In February of 2019, the journal Acta Diabetology reported on the results of a study on smoking and various other factors on kidney disease in people who had been diagnosed with Type 2 diabetes. Researchers at the University of Leicester and the University of Sheffield in the United Kingdom combined thirteen studies on the subject and analyzed the results as if they were one large study of 20,056 participants who had Type 2 diabetes.
When the kidneys lose their normal ability to filter blood, albumin a blood protein spills out into the urine. One way kidney disease is diagnosed is with a test for albumin in the urine. The risk of having albuminuria, or albumin in the urine, was more than twice as high for smokers as for nonsmokers.
- advanced age raised the risk 24 percent,
- duration of diabetes raised it 78 percent,
- systolic (upper number) blood pressure raised it more than six times, and diastolic (lower number) blood pressure raised it 85 percent.
The participants who continued to smoke raised their risk of albuminuria about 23 percent each year.
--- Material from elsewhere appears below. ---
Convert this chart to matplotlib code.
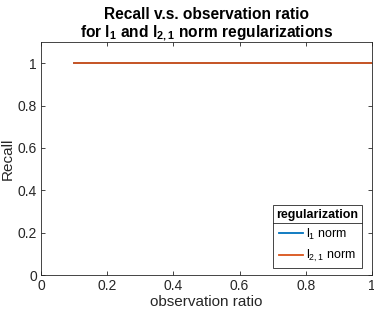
import numpy as np
import matplotlib
matplotlib.use("Agg")
import matplotlib.pyplot as plt
from matplotlib.lines import Line2D

plt.rcParams['font.family'] = ['Liberation Sans', 'DejaVu Sans']
plt.rcParams['mathtext.fontset'] = 'custom'
plt.rcParams['mathtext.rm'] = 'Liberation Sans'

# data
obs_ratio = [0.1, 0.2, 0.3, 0.4, 0.5, 0.6, 0.7, 0.8, 0.9, 1.0]
recall_l1 = [1, 1, 1, 1, 1, 1, 1, 1, 1, 1]
recall_l21 = [1, 1, 1, 1, 1, 1, 1, 1, 1, 1]
xticks = [0, 0.2, 0.4, 0.6, 0.8, 1]
xtick_labels = ['0', '0.2', '0.4', '0.6', '0.8', '1']
yticks = [0, 0.2, 0.4, 0.6, 0.8, 1]
ytick_labels = ['0', '0.2', '0.4', '0.6', '0.8', '1']

edge = '#262626'
fig = plt.figure(figsize=(3.74, 3.13), dpi=100)
ax = fig.add_axes([0.1096, 0.1214, 0.8851, 0.7444])

ax.plot(obs_ratio, recall_l1, color='#0072BD', lw=1.3, label=r'$\mathregular{l_1}$ norm')
ax.plot(obs_ratio, recall_l21, color='#D95319', lw=1.3, label=r'$\mathregular{l_{2,1}}$ norm')

ax.set_xlim(0, 1)
ax.set_ylim(0, 1.1)
ax.set_xticks(xticks)
ax.set_xticklabels(xtick_labels)
ax.set_yticks(yticks)
ax.set_yticklabels(ytick_labels)
ax.tick_params(direction='in', top=True, right=True, length=3, width=0.6,
               colors=edge, labelsize=10, pad=3)
for s in ax.spines.values():
    s.set_color(edge)
    s.set_linewidth(0.6)

ax.set_xlabel('observation ratio', fontsize=11, color=edge, labelpad=1)
ax.set_ylabel('Recall', fontsize=11, color=edge, labelpad=2)
ax.set_title('Recall v.s. observation ratio\nfor $\\mathregular{l_1}$ and $\\mathregular{l_{2,1}}$ norm regularizations',
             fontsize=11.2, fontweight='bold', color='black', pad=4, linespacing=1.1)

leg = ax.legend(title='regularization', loc='lower right',
                bbox_to_anchor=(0.970, 0.030), borderaxespad=0, fontsize=9,
                title_fontproperties={'weight': 'bold', 'size': 9},
                frameon=True, fancybox=False, edgecolor=edge, framealpha=1,
                handlelength=1.9, handletextpad=0.25,
                labelspacing=0.5, borderpad=0.3)
leg.get_frame().set_linewidth(0.6)

# separator under legend title
fig.canvas.draw()
inv = fig.transFigure.inverted()
fb = leg.get_frame().get_window_extent()
tb = leg.get_title().get_window_extent()
ysep = tb.y0 - 2
(x0, y0) = inv.transform((fb.x0, ysep))
(x1, _) = inv.transform((fb.x1, ysep))
fig.add_artist(Line2D([x0, x1], [y0, y0], transform=fig.transFigure,
                      color=edge, lw=0.6))

fig.savefig('out.png', dpi=100)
After nine years, the smoking participants had increased their risk to 53 percent. After 16 years smokers raised their risk almost six times. From these results, the investigators concluded that smoking cessation should take place early in the disease.
About 25 percent of people with Type 2 diabetes have kidney disease. High levels of sugar in the blood damage the blood vessels which make up a large part of the kidneys. Tobacco smoke contains chemicals that also damage blood vessels, putting the individual at risk for atherosclerosis, a buildup of waxy substance on the inside of the vessels. The accumulation lowers the kidneys’ ability to filter waste out of the blood and make hormones necessary for good health.
Nicotine in tobacco is highly addictive, so it is not a good idea to not start to smoke. Fortunately, there is help for those already addicted. The World Health Organisation publishes “A Guide for Tobacco Users to Quit,” with…
- information on getting ready to quit,
- planning a program for quitting, and
- local sources for cessation support.
According to the National Institutes of Health in the United States, other factors that raise the risk of diabetic kidney disease are…
- not following a healthy eating plan,
- eating foods with high salt content,
- being inactive,
- being overweight or obese,
- having heart disease, and
- having a family history of kidney failure.
Knowledge is power. If you have Type 2 diabetes, it is wise to see a nephrologist at least once a year to get the very best care.